05/09/2018 7:37 AM AEST

Stolen Ruby Red Slippers From ‘Wizard Of Oz’ Found By FBI After 13 Years

The FBI still needs help identifying other suspects associated with the theft and extortion surrounding Dorothy’s shoes.

There’s no place like home — or FBI custody.

Ruby red slippers worn by Judy Garland in the movie “The Wizard of Oz” have been successfully recovered after the shoes were stolen from a Minnesota museum over a decade ago, the FBI announced Tuesday. 

A pair of ruby red slippers worn by Judy Garland in "The Wizard of Oz" was stolen from a Minnesota museum more than 10 years ago.

The iconic sequined heels — which the agency says are one of four known pairs Garland wore in the film that are still in existence — mysteriously disappeared from the Judy Garland Museum, located in the actress’ childhood home in Grand Rapids, Minnesota, in August 2005. In the middle of the night, an unknown crook (or crooks) smashed through the museum’s back entrance and broke the plexiglass case that held the shoes, which were on loan to the museum from a collector in California, per The New York Times. There were no finger prints or surveillance video of the theft — all that was left behind was a single red sequin. 

The case eluded local authorities for years.

But in 2017, someone approached the company that insured the shoes saying they had information on the slippers’ whereabouts and how they could be returned, according to the FBI.

Judy Garland’s name can be seen written inside of the recovered pair.

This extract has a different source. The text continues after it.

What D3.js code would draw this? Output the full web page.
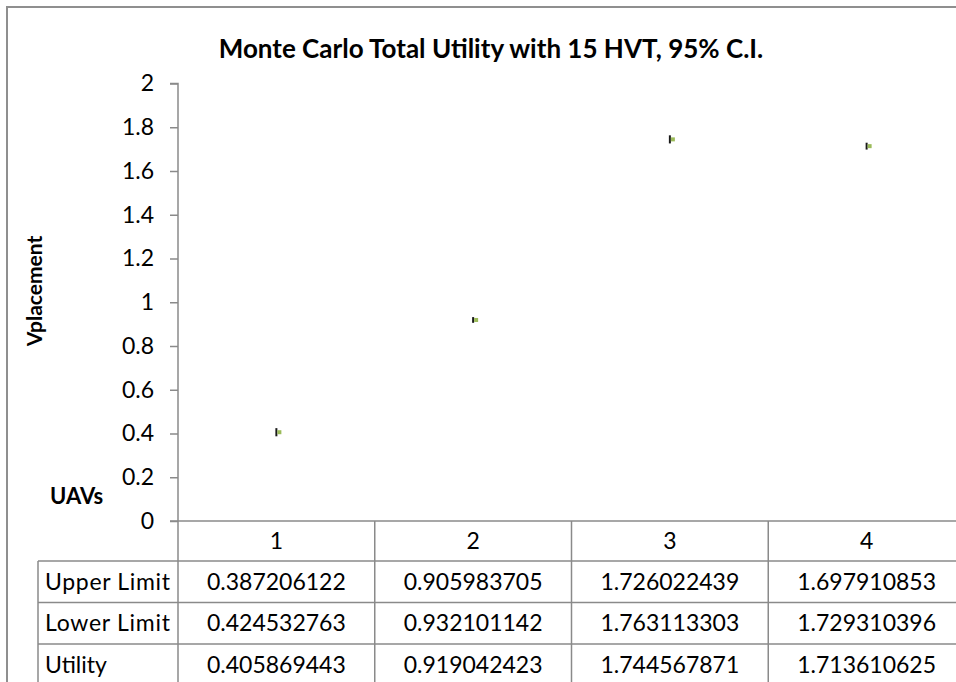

When it became apparent to the Grand Rapids police “that those involved were in reality attempting to extort the owners of the slippers,” authorities requested the FBI’s assistance, explained special agent Christopher Dudley, who led the investigation from the FBI’s Minneapolis division, during a Tuesday press conference.

Some of the slippery slipper thieves were busted during an undercover sting operation earlier this summer. The famous footwear, which the FBI claims “are estimated to be worth several million dollars,” were recovered.

Soon after, the slippers, which happen to be a mismatched pair that come in two different sizes, were examined at Smithsonian Institution’s National Museum of American History in Washington, D.C., where another pair of mismatched ruby red slippers from the film has been on display since 1979.

Dawn Wallace, a conservator for the Smithsonian Institution's National Museum of American History, analyzes one of the recovered slippers at the Smithsonian's Conservation Lab in Washington, D.C.

Conservators at the Smithsonian discovered that the recovered slippers, which are nearly 80 years old, were constructed the same way as the pair on display in D.C. and that the two pairs are mismatched twins that were mixed up over the years.

Though some suspects in these crimes have been identified, the FBI says that the case is still ongoing and the agency needs the public’s help to identify others associated with the theft and extortion.

“We are still working to ensure that we have identified all parties involved in both the initial theft and the more recent extortion attempt for their return,” Dudley said. “This is very much an active investigation.”

“There are certainly people out there who have additional knowledge regarding both the theft and the individuals responsible for concealing the slippers all these years,” he added. “We are asking that you come forward.”